This year, you’re getting an extra $6,000 in the Tax-Free Savings Account (TFSA) contribution room. That $6,000 could grow to an impressive sum if invested wisely. Even at an “OK” annual return of 10%, you’d turn $6,000 into $12,000 in 7.2 years. That’s not a small sum of money.
In fact, you could invest more than $6,000, resulting in a larger ending amount. Last year, there was $69,500 in total TFSA space available. This year’s extra $6,000 increases the amount to $75,500. If you were at least 18 in 2009, and haven’t contributed yet, you’re entitled to all that space.
With that in mind, here are some ideas for where to invest your new $6,000 in TFSA contribution space in 2021.
What $6,000 buys you
With $6,000, you can buy any of the common publicly traded or bank-offered TFSA investments:
- Stocks
- Stock ETFs
- Mutual funds
- GICs
- Bond funds
- Savings deposits
There are six items in the list above. If you wanted to diversify broadly, you could invest $1,000 into each of those asset categories. That would be a pretty well diversified portfolio that you could buy with just $6,000 up front. If you’re interested in doing that, speak with a financial advisor at your bank.

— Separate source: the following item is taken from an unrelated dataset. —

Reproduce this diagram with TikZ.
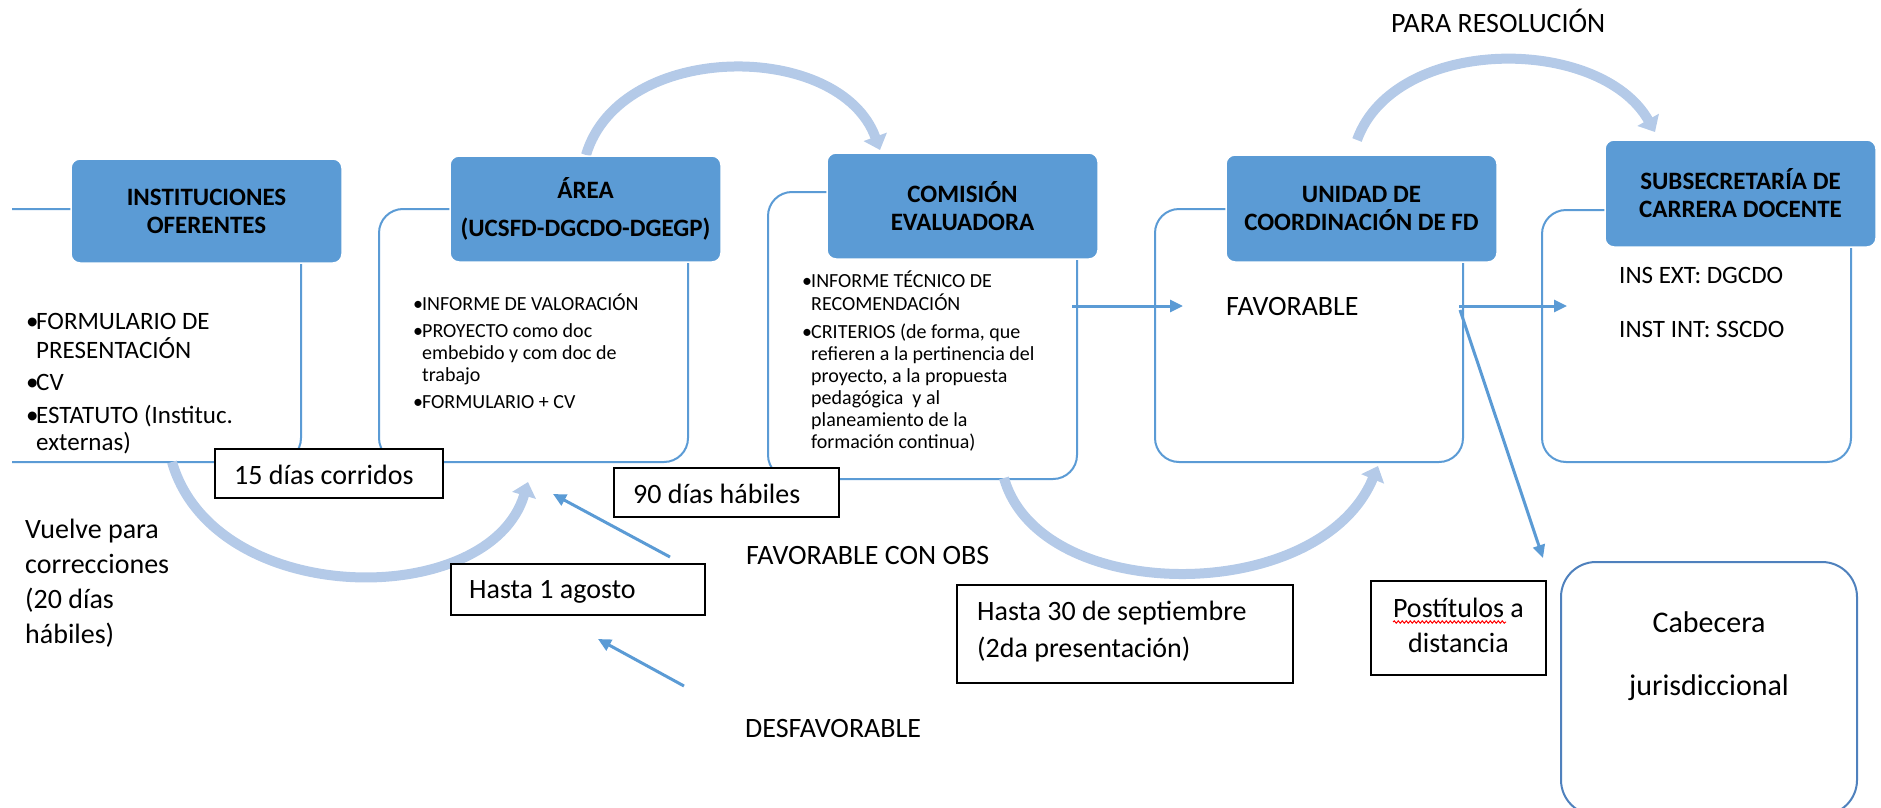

Some of the assets listed above can only be purchased through a bank or a similar intermediary. As for stocks, read on, because there are a few Canadian equities worth looking into in 2021.
Some stocks looking good in 2021
There are plenty of Canadian stocks looking good as we head into 2021. Generally, you should buy a lot of stocks rather than just one, because diversification reduces risk. I’ll highlight two individual stocks below to help you get started on your hunt for stocks worth buying.
The Toronto-Dominion Bank (TSX:TD)(NYSE:TD) is one of the best Canadian bank stocks heading into 2021. Unlike most Canadian banks, which are still recovering from their COVID-19 damage, TD is already back to positive year-over-year growth. In the fourth quarter, it grew earnings by 80% year over year, or 1% if you exclude unusual/infrequent items. The 1% number is the most instructive.
TD closed its monster TD Ameritrade sale in the fourth quarter, which resulted in a massive $2 billion payday. That windfall won’t recur in the future, so it’s probably best ignored. On the other hand, TD does now have a 13.5% stake in Charles Schwab–the world’s largest brokerage company–because of the sale. That investment should help drive TD’s earnings growth well into the future.
Another Canadian stock looking pretty good right now is Canadian Tire Corp (TSX:CTC.A). It had a wild ride in 2020, dropping precipitously in the COVID-19 market crash, then surging back with equal fury later.
Early on, CTC.A’s business got rocked by the pandemic. The combination of retail closures and tanking gasoline sales led to a $0.22 loss per share in the first quarter. Later, though, the company saw e-commerce sales surge 400%. In the third quarter, the company saw revenue climb 18.9% and earnings 43% year over year.
Clearly, this is a company that has much to gain in the post-COVID recovery. By buying it now, you could be setting yourself up for the next rally before it comes.